An Bord spielt die Musik

Saarbrücken/Saargemünd · Neu bei der Fête de la Musique war eine Schiffsfahrt mit Musik nach Saargemünd. Sie sollte die Schauplätze des Musikfestes verbinden und zeigte gleichzeitig die Unterschiede der Feierkultur in den Nachbarstädten.

Nein, nach Sommeranfang sieht es am Freitag nicht aus, dem internationalen Tag der selbst gemachten Musik, besser bekannt als Fête de la Musique. Die Regentropfen feiern ihr Fest und sind die ersten Musiker, die einen munteren Rhythmus trommeln. Dabei erwartet mich heute eine musikalische Schiffsreise: einmal Frankreich und zurück. Doch bevor es Leinen los heißt, möchte ich mich noch ein bisschen in Saarbrücken umhören, schließlich verspricht der Tag Musik an jeder Ecke.

Das Wetter spielt leider immer noch nicht mit. Schauer und Wolken sind nun mal nicht ideal für Straßenmusik.

Mit 100 weiteren Musikbegeisterten betrete ich am Nachmittag das Fahrgastschiff "Frohsina". Die dunkle Wolkendecke beginnt sich beim Ankerlichten langsam aufzulösen und die meisten der Besucher strömen an Deck. Auf Grund der schlechten Wetterprognose findet der Auftritt von Joel Becks und Band im geschlossen Bordrestaurant statt. Während auf dem Sonnendeck die erste Flasche Crémant geköpft wird, bekommen wir unter Deck einen entspannten Mix aus Beat-Musik, Funk der Motown-Ära, Jazz, Blues und Soul zu hören.

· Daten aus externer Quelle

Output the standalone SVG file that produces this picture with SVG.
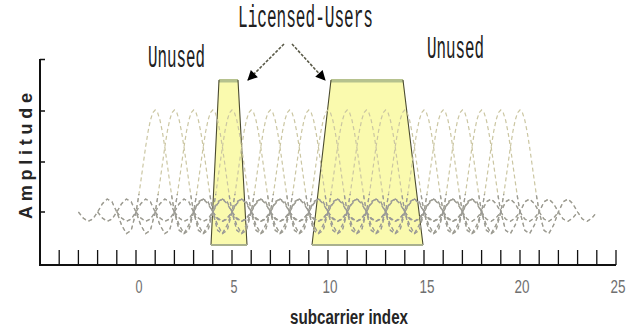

Zu Beginn verirren sich nur einige der Gäste nach unten, bis Kapitän Günter Emmer das Ruder in die Hand nimmt: "Die Musik spielt unter Deck, ich navigiere sie jetzt sicher durch die nächste Schleuse und dann legt der Kapellmeister noch einen drauf". Bis nach Saargemünd durchfahren wir vier Schleusen und sind fast drei Stunden unterwegs. Im sanften Rhythmus der Musik von Joel Becks gleiten wir in den Port de Plaisance in Saargemünd. "Ihr spielt so lange bis wir angekommen sind", scherzt das Publikum und so erlischt der letzte Ton erst mit dem Ankerwurf.

Bienvenue en France. Die Fête de la Musique ist eine französische Erfindung, und das merkt man bei einem Bummel durch Saargemünd. Musik ist dort fast überall, auf der Straße, auf Bühnen, in Bars und Cafés. Jeder kann, soll und darf mitmachen. Was in Frankreich fast schon ein Selbstläufer ist, muss sich in Deutschland und besonders in Saarbrücken erst noch etablieren, bedauert die Kulturamtsleitern Sylvia Kammer-Emden. "Ich würde mir wünschen, dass gerade die Gastronomen im Saarbrücken offener wären. Leider haben wir auf unsere Anfragen kaum Resonanz erhalten. Wie gut es funktionieren kann, sieht man ja in Saargemünd", erklärt Sylvia Kammer-Emden.

Magie des Chansons

Das Schiff dreht eine gekonnte Pirouette, und dann geht es zurück nach Saarbrücken. Wir verlassen Frankreich auf dem Oberdeck. Das Wetter ist besser geworden, und die Band La Tournée de Bocal verwöhnt uns mit Chansons, die die Seele zum Schaukeln bringen. Der frische Wind kann die Stimmung nicht trüben. Die Decke wärmt von außen, der Wein und die Musik von innen.

La Tournée de Bocal zeigen Ausdauer und gönnen sich nur eine kurze Verschnaufpause. Vielleicht ist es die magische Kraft des Chansons, die zwischen Melancholie, Heiterkeit, Fernweh und Liebe schwankt oder doch die Strömung mit der wir fahren, aber die Rückfahrt vergeht wie im Fluge. Wir sind unersättlich und fordern von den Musikern Zugabe auf Zugabe, die sie uns bereitwillig liefern. Heute ist ja Fête de la Musique. "Sehr schön. Könnte man öfter machen, so 'ne Schiffsfahrt", sagt die Dame neben mir lächelnd. Stimmt, denke ich und gehe von Bord.